Python3: Trying to read each file in a folder, and count how many \n are in each file

Long time searcher, first time caller. I'm trying to write some code for a co-worker to remove some of her tedious copy & pasting into excel to count the rows of each of her .txt files. I'm having some trouble getting my code to repeat correctly in Pycharm for every file after the first.

My task: Read each file within a folder and return a \n count for each file.

for files in os.listdir(".."):
    if files.endswith(".txt"):
        print(files)
        lines = -1
        try:
            f = open(files,"r")
            for line in files:
                lines += 1
        except:
            print("problem")
        print('%r has %r lines inside' % (files, lines))

So it's a little buggy. Layered for loops aren't my strong suit, but I cannot get it to return the next file count after the first file is read.
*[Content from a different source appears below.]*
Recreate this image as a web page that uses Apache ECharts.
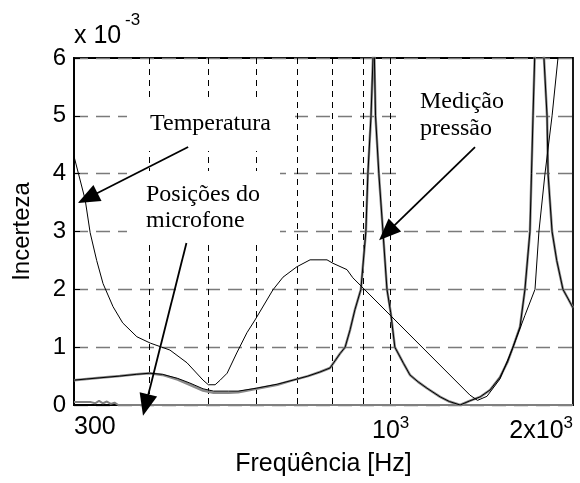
<!DOCTYPE html>
<html><head><meta charset="utf-8">
<script src="https://cdn.jsdelivr.net/npm/echarts@6/dist/echarts.min.js"></script>
<style>html,body{margin:0;padding:0;background:#fff}#c{width:580px;height:483px}</style>
</head><body><div id="c"></div>
<script>
// ---- data (uncertainty in units of 1e-3) ----
const pressFreq = [300,315,331,357,380,400,420,445,466,490,510,540,560,600,650,690,730,764,794,825,841,857,873,893,910,917,928,935,937,940,944,956,971,986,1000,1016,1050,1076,1110,1148,1207,1250,1302,1350,1405,1459,1515,1560,1592,1635,1666,1698,1708,1718,1731,1760,1791,1812,1819,1847,1880,1925,1960,2000];
const pressVal = [0.43,0.45,0.47,0.50,0.53,0.55,0.53,0.46,0.38,0.28,0.24,0.24,0.24,0.29,0.36,0.43,0.50,0.57,0.64,0.89,1.0,1.3,1.65,2.0,3.0,4.0,5.0,6.0,14,6.0,5.0,4.0,3.0,2.0,1.6,1.0,0.72,0.52,0.4,0.29,0.14,0.06,0.0,0.07,0.14,0.26,0.48,0.75,1.0,1.35,2.0,3.0,4.0,5.0,6.2,12,6.0,5.0,4.0,3.0,2.5,2.0,1.85,1.68];
const pressGrayVal = [0.43,0.45,0.47,0.50,0.53,0.55,0.52,0.44,0.35,0.25,0.21,0.21,0.22,0.28,0.35,0.43,0.50,0.57,0.64,0.89,1.0,1.3,1.65,2.0,3.0,4.0,5.0,6.0,14,6.0,5.0,4.0,3.0,2.0,1.6,1.0,0.72,0.52,0.4,0.29,0.14,0.06,0.0,0.07,0.14,0.26,0.48,0.75,1.0,1.35,2.0,3.0,4.0,5.0,6.2,12,6.0,5.0,4.0,3.0,2.5,2.0,1.85,1.68];
const tempFreq = [300,313,319,327,335,348,361,381,401,432,461,490,500,513,523,537,557,579,597,639,664,700,736,785,803,847,866,1352,1391,1442,1515,1592,1666,1731,1757,1798,1847,1889,2000];
const tempVal = [4.3,3.55,2.98,2.5,2.1,1.7,1.42,1.18,1.07,0.95,0.73,0.43,0.35,0.35,0.43,0.55,0.9,1.25,1.47,1.99,2.21,2.39,2.51,2.51,2.45,2.34,2.2,0.17,0.08,0.15,0.45,1.0,1.55,2.0,3.0,4.0,5.0,6.0,10];
const micFreq = [300,320,325,330,335,340,345,350,355,2000];
const micVal = [0.05,0.05,0.03,0.07,0.03,0.06,0.02,0.04,0,0];
const gridFreqs = [400,500,600,700,800,900,1000];
const xLabelFreqs = [300,1000,2000];
const yTickVals = [0,1,2,3,4,5,6];
// annotation arrows: [from, to] in data coordinates (Hz, 1e-3)
const arrowTemp = [[463,4.46],[316,3.58]];
const arrowMic = [[460,2.80],[394,0]];
const arrowPress = [[1378,4.46],[986,2.98]];

const zip = (xs, ys) => xs.map((x, i) => [x, ys[i]]);
const SANS = 'Liberation Sans, Arial, sans-serif';
const SERIF = 'Liberation Serif, Times New Roman, serif';

const chart = echarts.init(document.getElementById('c'), null, {renderer: 'canvas'});
const arrowLine = (a) => [{coord: a[0]}, {coord: a[1]}];

chart.setOption({
  animation: false,
  backgroundColor: '#fff',
  grid: {left: 74, right: 7, top: 58, bottom: 78, show: true, borderColor: '#000', borderWidth: 1.8, backgroundColor: 'transparent', outerBoundsMode: 'none', containLabel: false},
  xAxis: {
    type: 'log', logBase: 10, min: 300, max: 2000,
    name: 'Freqüência [Hz]', nameLocation: 'middle', nameGap: 47,
    nameTextStyle: {fontFamily: SANS, fontSize: 25, color: '#000'},
    axisLine: {show: true, lineStyle: {color: '#000', width: 2}},
    axisTick: {show: true, inside: true, length: 7, customValues: gridFreqs, lineStyle: {color: '#000', width: 1}},
    splitLine: {show: true, lineStyle: {color: '#000', width: 1, type: [6, 5]}},
    axisLabel: {
      show: true, customValues: xLabelFreqs, margin: 10, color: '#000',
      alignMinLabel: 'left', alignMaxLabel: 'right',
      formatter: (v) => {
        const r = Math.round(v);
        if (r === 1000) return '{n|10}{s|3}';
        if (r === 2000) return '{n|2x10}{s|3}';
        return '{n|' + r + '}';
      },
      rich: {
        n: {fontFamily: SANS, fontSize: 25, color: '#000', verticalAlign: 'bottom'},
        s: {fontFamily: SANS, fontSize: 17, color: '#000', verticalAlign: 'bottom', padding: [0, 0, 12, 0]}
      }
    }
  },
  yAxis: {
    type: 'value', min: 0, max: 6, interval: 1,
    name: 'Incerteza', nameLocation: 'middle', nameGap: 40, nameRotate: 90,
    nameTextStyle: {fontFamily: SANS, fontSize: 24, color: '#000'},
    axisLine: {show: true, lineStyle: {color: '#000', width: 1.8}},
    axisTick: {show: true, inside: true, length: 6, lineStyle: {color: '#000'}},
    splitLine: {show: true, lineStyle: {color: '#7a7a7a', width: 1.3, type: [14, 8]}},
    axisLabel: {fontFamily: SANS, fontSize: 24, color: '#000', margin: 8,
      formatter: (v) => yTickVals.includes(v) ? String(v) : ''}
  },
  graphic: [
    {type: 'rect', z: 1, shape: {x: 127, y: 97, width: 168, height: 54}, style: {fill: '#fff'}},
    {type: 'rect', z: 1, shape: {x: 127, y: 171, width: 153, height: 72}, style: {fill: '#fff'}},
    {type: 'rect', z: 1, shape: {x: 397, y: 80, width: 133, height: 100}, style: {fill: '#fff'}},
    {type: 'text', z: 10, x: 150, y: 124, style: {text: 'Temperatura', fontFamily: SERIF, fontSize: 24, fill: '#000', verticalAlign: 'middle'}},
    {type: 'text', z: 10, x: 146, y: 195, style: {text: 'Posições do', fontFamily: SERIF, fontSize: 24, fill: '#000', verticalAlign: 'middle'}},
    {type: 'text', z: 10, x: 146, y: 221, style: {text: 'microfone', fontFamily: SERIF, fontSize: 24, fill: '#000', verticalAlign: 'middle'}},
    {type: 'text', z: 10, x: 420, y: 102, style: {text: 'Medição', fontFamily: SERIF, fontSize: 24, fill: '#000', verticalAlign: 'middle'}},
    {type: 'text', z: 10, x: 420, y: 129, style: {text: 'pressão', fontFamily: SERIF, fontSize: 24, fill: '#000', verticalAlign: 'middle'}},
    {type: 'text', z: 10, x: 74, y: 36, style: {text: 'x 10', fontFamily: SANS, fontSize: 25, fill: '#000', verticalAlign: 'middle'}},
    {type: 'text', z: 10, x: 125, y: 20, style: {text: '-3', fontFamily: SANS, fontSize: 17, fill: '#000', verticalAlign: 'middle'}}
  ],
  series: [
    {type: 'line', name: 'Posições do microfone', z: 2, data: zip(micFreq, micVal), symbol: 'none', clip: true,
      lineStyle: {color: '#808080', width: 2}},
    {type: 'line', name: 'Medição pressão (cinza)', z: 2, data: zip(pressFreq, pressGrayVal), symbol: 'none', clip: true,
      lineStyle: {color: '#8a8a8a', width: 2.5}},
    {type: 'line', name: 'Medição pressão', z: 3, data: zip(pressFreq, pressVal), symbol: 'none', clip: true,
      lineStyle: {color: '#000', width: 1}},
    {type: 'line', name: 'Temperatura', z: 3, data: zip(tempFreq, tempVal), symbol: 'none', clip: true,
      lineStyle: {color: '#000', width: 1}},
    {type: 'line', name: 'arrows', z: 5, data: [], symbol: 'none',
      markLine: {silent: true, symbol: ['none', 'triangle'], symbolSize: [18, 22], animation: false,
        label: {show: false}, lineStyle: {color: '#000', width: 1.8, type: 'solid'},
        data: [arrowLine(arrowTemp), arrowLine(arrowMic), arrowLine(arrowPress)]}}
  ]
});
</script></body></html>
Thanks.

Upvotes: 1

Views: 93

Answers (2)

dreamzboy
dreamzboy

Reputation: 841

Inside my testdir - /home/user/projects/python/test/ has the 2 files with contents.

test1.txt

a
b
c
d

test2.txt

e
f
g

Main Code

import os

testdir = '/home/user/projects/python/test'

for file in os.listdir (testdir):
    lc = 0     # line count - reset to zero for each file
    if file.endswith ('.txt'):
        filename = '%s/%s' % (testdir, file) # join 2 strings to get full path
        try:
            with open (filename) as f:
                for line in f:
                    lc += 1
        except:
            print ('Problem!')
    print ('%s has %s lines inside.' % (filename, lc))

Output

/home/user/projects/python/test/test1.txt has 4 lines inside.
/home/user/projects/python/test/test2.txt has 3 lines inside.
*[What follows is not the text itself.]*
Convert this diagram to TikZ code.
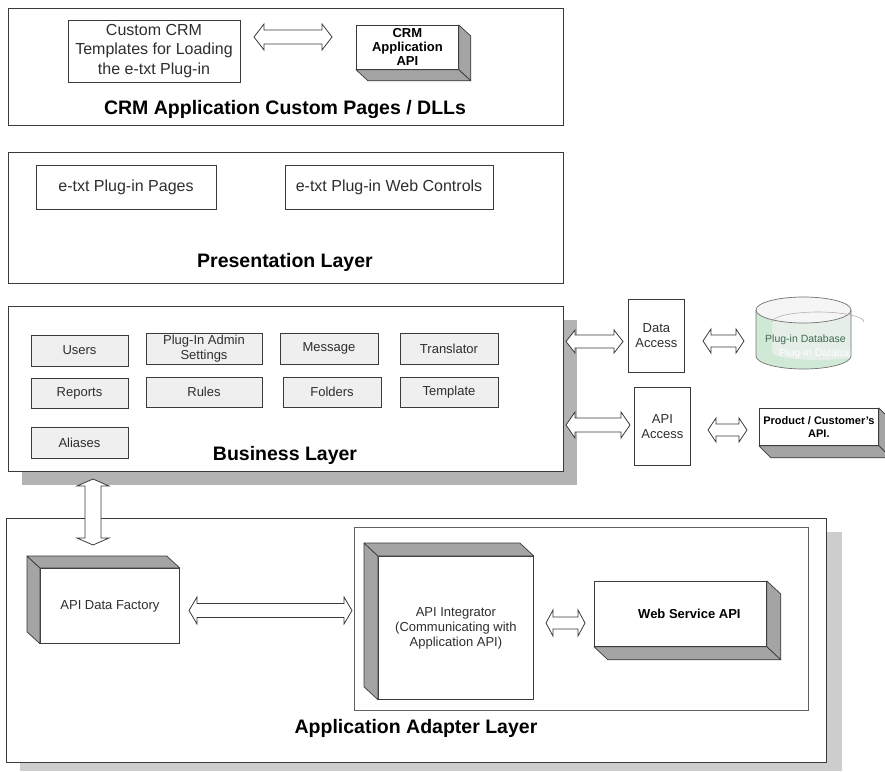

It is recommended to use with open () - no closing statement needed or manually use f.close () with each opened file. In another word, add f.close () after your line += 1 with the same indent as f.open ().

Perhaps it's more important to check whether the *.txt file exist than to check whether a file can be opened.
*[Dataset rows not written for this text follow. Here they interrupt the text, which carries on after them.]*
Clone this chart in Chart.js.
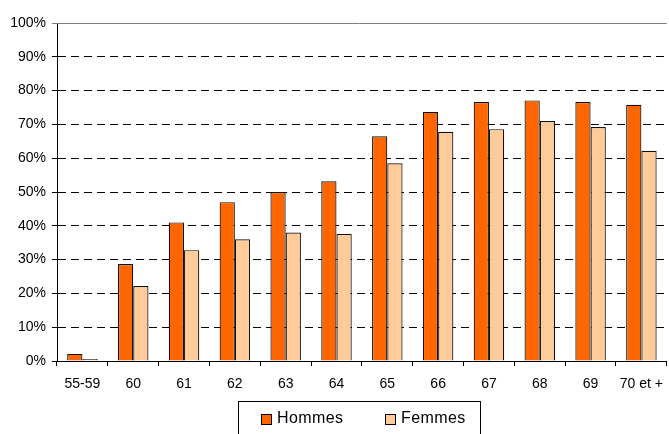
<!DOCTYPE html>
<html>
<head>
<meta charset="utf-8">
<title>Hommes / Femmes par âge</title>
<script src="https://cdn.jsdelivr.net/npm/chart.js"></script>
<style>
  body { margin: 0; overflow: hidden; background: #fff; font-family: 'Liberation Sans', Arial, sans-serif; }
  #wrap { position: absolute; left: 0; top: 0; width: 669px; height: 434px; overflow: hidden; }
  #chart { position: absolute; left: 0; top: 0; }
  #legend {
    position: absolute; left: 238px; top: 401px; width: 243px; height: 40px;
    border: 1px solid #000; box-sizing: border-box; font-size: 16px; letter-spacing: 0.4px;
  }
  .item { position: absolute; top: 7px; display: flex; align-items: center; }
  .box { width: 9px; height: 9px; border: 1px solid #000; margin-right: 5px; margin-top: 2px; }
</style>
</head>
<body>
<div id="wrap">
  <canvas id="chart" width="673" height="434"></canvas>
  <div id="legend"></div>
</div>
<script>
  const ages = ['55-59', '60', '61', '62', '63', '64', '65', '66', '67', '68', '69', '70 et +'];
  const hommes = [2.1, 28.7, 41, 47, 50, 53.2, 66.5, 73.7, 76.6, 77.1, 76.6, 75.8];
  const femmes = [0.5, 22.2, 32.8, 36, 38, 37.6, 58.5, 67.8, 68.6, 71, 69.2, 62.2];

  const colors = ['#FF6600', '#FFCC99'];
  const labels = ['Hommes', 'Femmes'];

  // solid line at 100%
  const topLine = {
    id: 'topLine',
    afterDraw(chart) {
      const { ctx, chartArea, scales } = chart;
      const y = Math.round(scales.y.getPixelForValue(100)) + 0.5;
      ctx.save();
      ctx.strokeStyle = '#808080';
      ctx.lineWidth = 1;
      ctx.beginPath();
      ctx.moveTo(chartArea.left - 5, y);
      ctx.lineTo(chartArea.right, y);
      ctx.stroke();
      ctx.restore();
    }
  };

  new Chart(document.getElementById('chart'), {
    type: 'bar',
    data: {
      labels: ages,
      datasets: [
        { label: labels[0], data: hommes, backgroundColor: colors[0], borderColor: '#111', borderWidth: 1.2, minBarLength: 2 },
        { label: labels[1], data: femmes, backgroundColor: colors[1], borderColor: '#111', borderWidth: 1.2, minBarLength: 2 }
      ]
    },
    options: {
      responsive: false,
      animation: false,
      devicePixelRatio: 1,
      categoryPercentage: 0.6,
      barPercentage: 1.0,
      layout: { padding: { top: 23, left: 0, right: 0, bottom: 0 } },
      plugins: { legend: { display: false }, tooltip: { enabled: false } },
      scales: {
        x: {
          afterFit: (s) => { s.height = 73; },
          grid: { display: true, drawOnChartArea: false, drawTicks: true, tickLength: 5, color: '#000', offset: true },
          border: { display: true, color: '#000', width: 1 },
          ticks: { color: '#000', padding: 10, font: { family: "'Liberation Sans', Arial", size: 14 }, maxRotation: 0, autoSkip: false }
        },
        y: {
          min: 0, max: 100,
          afterFit: (s) => { s.width = 57; },
          grid: {
            color: (c) => c.tick.value === 100 || c.tick.value === 0 ? 'rgba(0,0,0,0)' : '#000',
            tickColor: '#000',
            tickBorderDash: [],
            tickLength: 5
          },
          border: { display: true, color: '#000', width: 1, dash: [8, 5] },
          ticks: {
            stepSize: 10, color: '#000', padding: 6,
            font: { family: "'Liberation Sans', Arial", size: 14 },
            callback: (v) => v + '%'
          }
        }
      }
    },
    plugins: [topLine]
  });

  // legend drawn as html, from the same labels/colors
  const legend = document.getElementById('legend');
  const lefts = [22, 146];
  labels.forEach((l, i) => {
    const it = document.createElement('div');
    it.className = 'item';
    it.style.left = lefts[i] + 'px';
    it.innerHTML = '<span class="box" style="background:' + colors[i] + '"></span><span>' + l + '</span>';
    legend.appendChild(it);
  });
</script>
</body>
</html>
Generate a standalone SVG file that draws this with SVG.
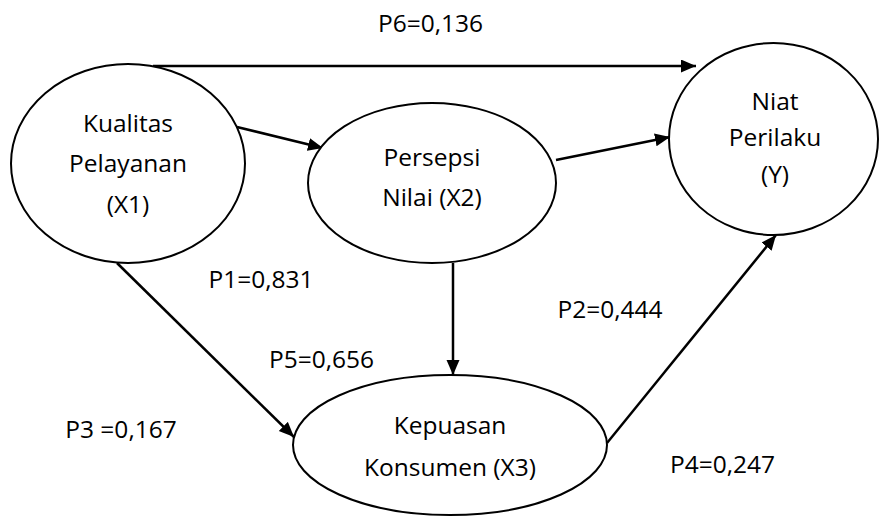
<svg xmlns="http://www.w3.org/2000/svg" width="879" height="516" viewBox="0 0 879 516">
<style>
.node{fill:#fff;stroke:#000;stroke-width:2}
.t{font-family:"Open Sans","Noto Sans",sans-serif;font-size:24.5px;fill:#000;text-anchor:middle}
.c{stroke:#000;stroke-width:2.5;fill:none;marker-end:url(#ah)}
</style>
<defs>
<marker id="ah" markerUnits="userSpaceOnUse" markerWidth="16" markerHeight="14" refX="15" refY="6.5" orient="auto">
<path d="M0,0 L15,6.5 L0,13 z" fill="#000"/>
</marker>
</defs>
<rect width="879" height="516" fill="#fff"/>
<g id="connectors">
<line class="c" x1="153" y1="66" x2="696" y2="66"/>
<line class="c" x1="237" y1="127" x2="323" y2="148"/>
<line class="c" x1="556" y1="160" x2="670" y2="137"/>
<line class="c" x1="453" y1="263" x2="453" y2="375"/>
<line class="c" x1="117" y1="263" x2="294" y2="437"/>
<line class="c" x1="607" y1="443" x2="776" y2="235"/>
</g>
<g id="x1">
<ellipse class="node" cx="128" cy="163.5" rx="117" ry="99.5"/>
<text class="t" x="128" y="132">Kualitas</text>
<text class="t" x="128" y="172">Pelayanan</text>
<text class="t" x="128" y="213">(X1)</text>
</g>
<g id="x2">
<ellipse class="node" cx="432" cy="183" rx="124" ry="80"/>
<text class="t" x="432" y="166">Persepsi</text>
<text class="t" x="432" y="206">Nilai (X2)</text>
</g>
<g id="y">
<ellipse class="node" cx="773.5" cy="139" rx="104.5" ry="96"/>
<text class="t" x="775" y="110">Niat</text>
<text class="t" x="775" y="146">Perilaku</text>
<text class="t" x="775" y="183">(Y)</text>
</g>
<g id="x3">
<ellipse class="node" cx="450" cy="445" rx="157" ry="70"/>
<text class="t" x="450" y="434">Kepuasan</text>
<text class="t" x="450" y="476">Konsumen (X3)</text>
</g>
<g id="labels">
<text class="t" x="430.5" y="32">P6=0,136</text>
<text class="t" x="261" y="288">P1=0,831</text>
<text class="t" x="321.5" y="368">P5=0,656</text>
<text class="t" x="610" y="318">P2=0,444</text>
<text class="t" x="121" y="438">P3 =0,167</text>
<text class="t" x="722.5" y="473">P4=0,247</text>
</g>
</svg>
for file in os.listdir (testdir):
    lc = 0
    filename = '%s/%s' % (testdir, file)
    if file.endswith ('.txt') and os.path.isfile (filename):
        with open (filename) as f:
            for line in f:
                lc += 1
        print ('%s has %s lines inside.' % (filename, lc))
    else:
        print ('No such file - %s' % filename)

Upvotes: 1

user123567
user123567

Reputation: 13

I think this is what you want.

#!/usr/bin/python3
import os

def main():

    for files in os.listdir("PATH TO FOLDER CONTAINING THIS SCRIPT + TEXT FILES"):
        if files.endswith(".txt"):
            print(files)

            num_lines = sum(1 for line in open(files))

            print("problem")
            print('%r has %r lines inside' % (files, num_lines))

if __name__ == "__main__": main()

I just hunted around for some alternative ways to count the lines in files, and this is what I found. Please let us all know if it works or not.